What Are the Cons of Choosing the Right Student Loan?
- It Creates Debt: Taking out student loans means you owe money that you’ll have to pay back later, and it can be a big burden.
- Interest Adds Up: The longer you take to pay back your loans, the more money you’ll have to pay because of interest.
- Limited Bankruptcy Protections: Unlike other forms of debt, it is challenging to discharge student loans through bankruptcy, which means borrowers remain responsible for repayment even in dire financial circumstances.
- Payments Based on Income: While it can be helpful, having to pay based on your income means your loan payments will go up if you earn more money.
- Limits Other Financial Goals: Paying back student loans can make it harder to save for other important things like buying a home or starting a business.
It is important to consider both the advantages and disadvantages of student loans can help you make the best decision for your education and financial well-being.
How to Choose the Right Student Loan Program?
Before choosing a student loan, think carefully about how much you need to borrow and what it means for your future finances. Below are some steps to help you choose the right student loan for your needs:
1. Do Thorough Research
Take the time to research various student loan programs offered by federal, state, and private lenders. Understand the terms, interest rates, repayment options, and eligibility criteria for each. Check for subsidized loans, if you are eligible, it’s good news for you as the government covers the interest while you are in school at least half-time and during certain deferment periods.
2. Federal vs. Private Loans
Federal loans generally offer more favorable terms, such as fixed interest rates and flexible repayment plans but may not cover all your educational costs. Private loans may have higher interest rates but can be considered if federal options are insufficient. In this case, look for competitive interest rates, repayment terms, and benefits.
3. Consider Repayment Terms
Examine the repayment terms offered by each loan program. Look for flexible repayment plans that align with your future income projections. Federal loans provide options like Income-Driven Repayment (IDR) plans that adjust the monthly payments based on your earnings.
4. Borrow Only What You Need
Only borrow what you truly need to cover your educational expenses. Avoid over-borrowing to limit the amount of debt you’ll have to repay after graduation.

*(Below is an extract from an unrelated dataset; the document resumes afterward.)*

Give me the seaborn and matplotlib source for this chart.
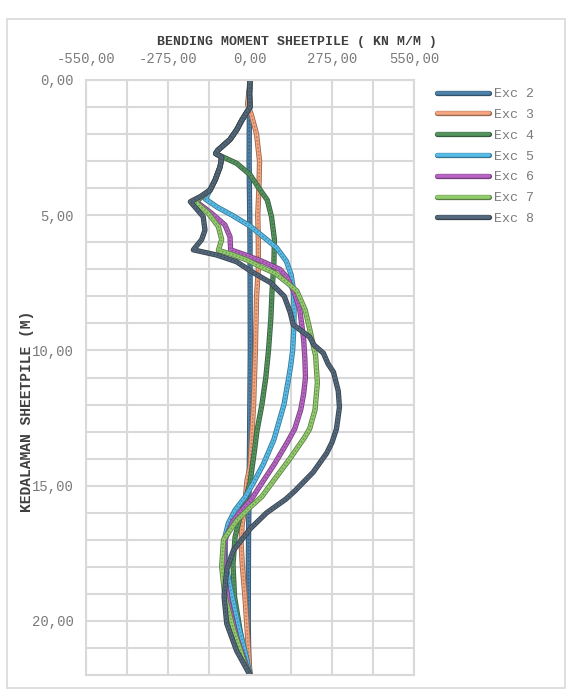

5. Research Loan Forgiveness Programs
If you plan to pursue a career in public service or specific fields, explore loan forgiveness programs that may be available with federal loans.
6. Evaluate Repayment Incentives: Some lenders may offer repayment incentives, such as interest rate reductions for on-time payments. Consider these perks when comparing private loan offers.
7. Cosigner Requirements: If you’re considering private loans, find out if a cosigner is necessary. A cosigner with a good credit history can help you secure a better interest rate.
8. Loan Servicer Reputation: Research the reputation and track record of the loan servicer. A reliable and responsive loan servicer can make the repayment process smoother.
9. Read Loan Terms Carefully: Before finalizing any loan agreement, carefully read and understand the terms and conditions. Pay attention to interest accrual, grace periods, and any fees associated with the loan.
10. Seek Professional Financial Advice: If you’re uncertain about the best loan choice for your situation, consult with a financial aid counselor or an advisor who can help you make an informed decision.
By following these steps and thoroughly researching your options, you can make an educated choice that aligns with your financial goals and helps you achieve your educational aspirations with manageable debt. Also, remember to be diligent in managing your finances during your academic journey and plan for responsible loan repayment after graduation.